Sous les planchers du carré, bien centré, c'est la place du moteur tout neuf: Un Yanmar de 80 cv
   


Tout ça se trouve dans la coque centrale, mais qu'y a t-il dans les deux coques latérales ?

Rien! Les deux flotteurs sont là pour assurer la stabilité. Ce ne sont pas des soutes: Ce sont des couteaux pour fendre la mer

 3 étraves cote à cote effilées comme des lames. Elles n'attendent qu'une chose: Que l'on hisse la grand voile, qu'on déroule les focs... Elles veulent montrer toute la puissance qu'elles ont en elles.

 

 

"Rayon Vert" a été vendu après avoir effectué un tour du monde sans encombre.

Je lui demande: "Alors Henri, comment c'était un tour du monde  sur ce beau trimaran ?"

Il se marre, il est ravi de ce beau voyage qu'ils ont fait à deux Sylvette et lui. C'est une réponse plus qu'éloquente.
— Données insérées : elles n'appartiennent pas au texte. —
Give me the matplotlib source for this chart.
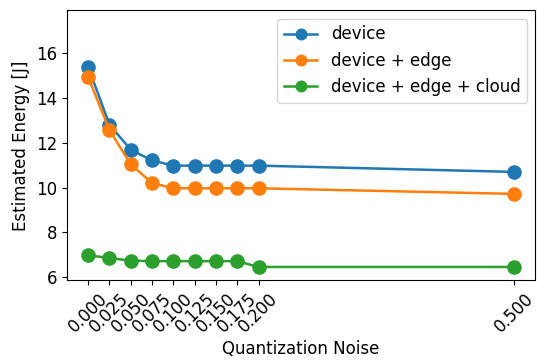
import matplotlib
matplotlib.use("Agg")
import matplotlib.pyplot as plt

noise = [0.0, 0.025, 0.05, 0.075, 0.1, 0.125, 0.15, 0.175, 0.2, 0.5]
device = [15.38, 12.80, 11.69, 11.21, 10.98, 10.98, 10.98, 10.98, 10.98, 10.70]
device_edge = [14.92, 12.56, 11.04, 10.20, 9.97, 9.97, 9.97, 9.97, 9.97, 9.72]
device_edge_cloud = [6.98, 6.86, 6.74, 6.72, 6.72, 6.72, 6.72, 6.72, 6.46, 6.46]

plt.rcParams["font.size"] = 12

fig, ax = plt.subplots(figsize=(5.37, 3.62), dpi=100)
fig.subplots_adjust(left=0.1246, right=0.997, top=0.971, bottom=0.226)

style = dict(marker="o", markersize=9.5, linewidth=1.8)
ax.plot(noise, device, label="device", **style)
ax.plot(noise, device_edge, label="device + edge", **style)
ax.plot(noise, device_edge_cloud, label="device + edge + cloud", **style)

ax.set_xticks(noise)
ax.set_xticklabels(["%.3f" % v for v in noise], rotation=45)
ax.set_ylim(5.87, 17.9)
ax.set_yticks([6, 8, 10, 12, 14, 16])
ax.set_xlabel("Quantization Noise", labelpad=3)
ax.set_ylabel("Estimated Energy [J]")
ax.legend(loc="upper right", markerscale=0.8)

fig.savefig("out.png")
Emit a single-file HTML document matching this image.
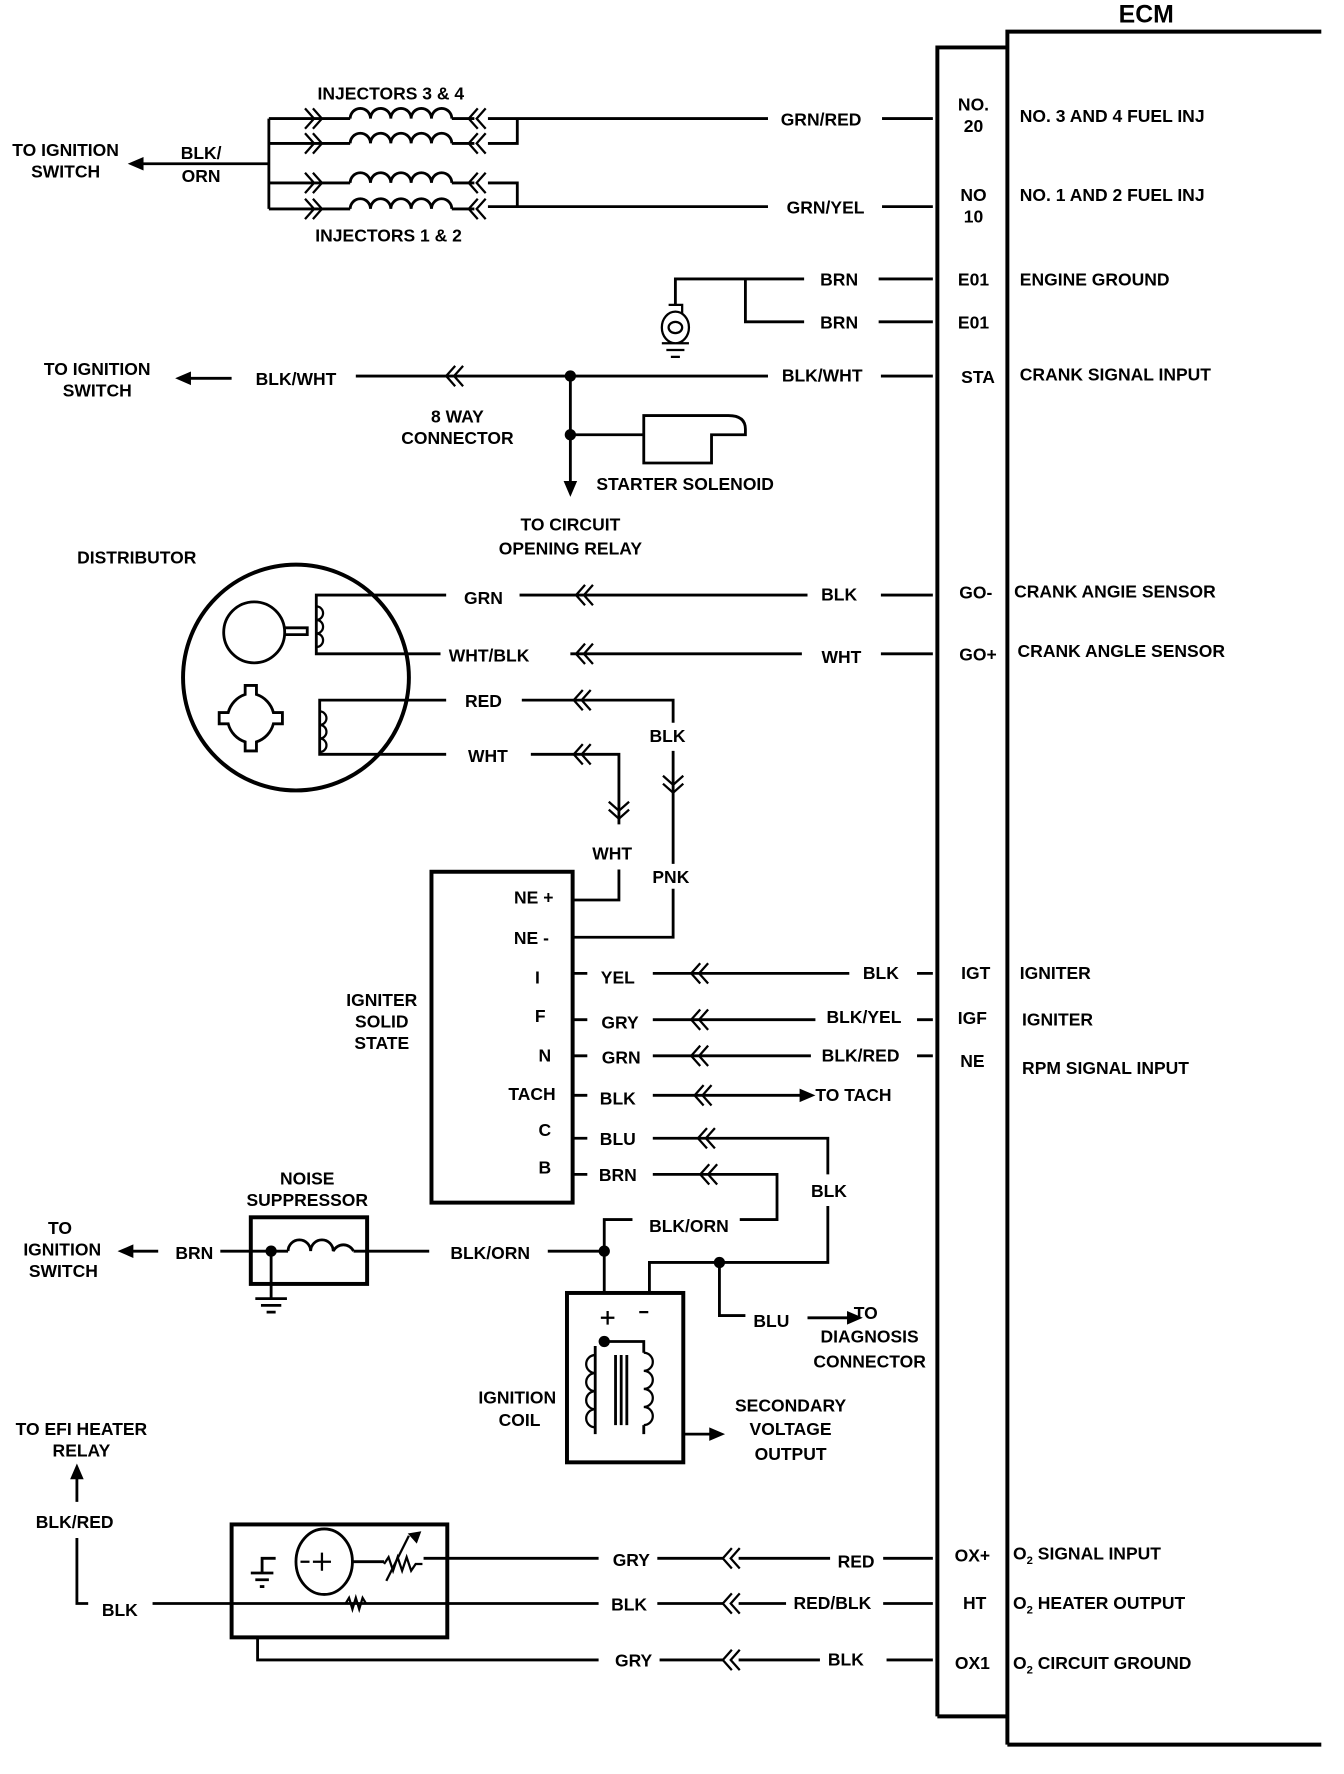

"Je suis prêt à repartir" me répond-il tout de même, mais j'aimerai bien construire un 4ème bateau... alors j'ai du vendre celui là... Mais si je n'avais pas trouvé acheteur, je repartais avec Rayon vert... Comme il file sur l'eau nous aurions vite été à nouveau sous le soleil des tropiques... Là ou l'œil attentif peut apercevoir de fugaces rayons verts lorsque le soleil se couche sur un horizon limpide.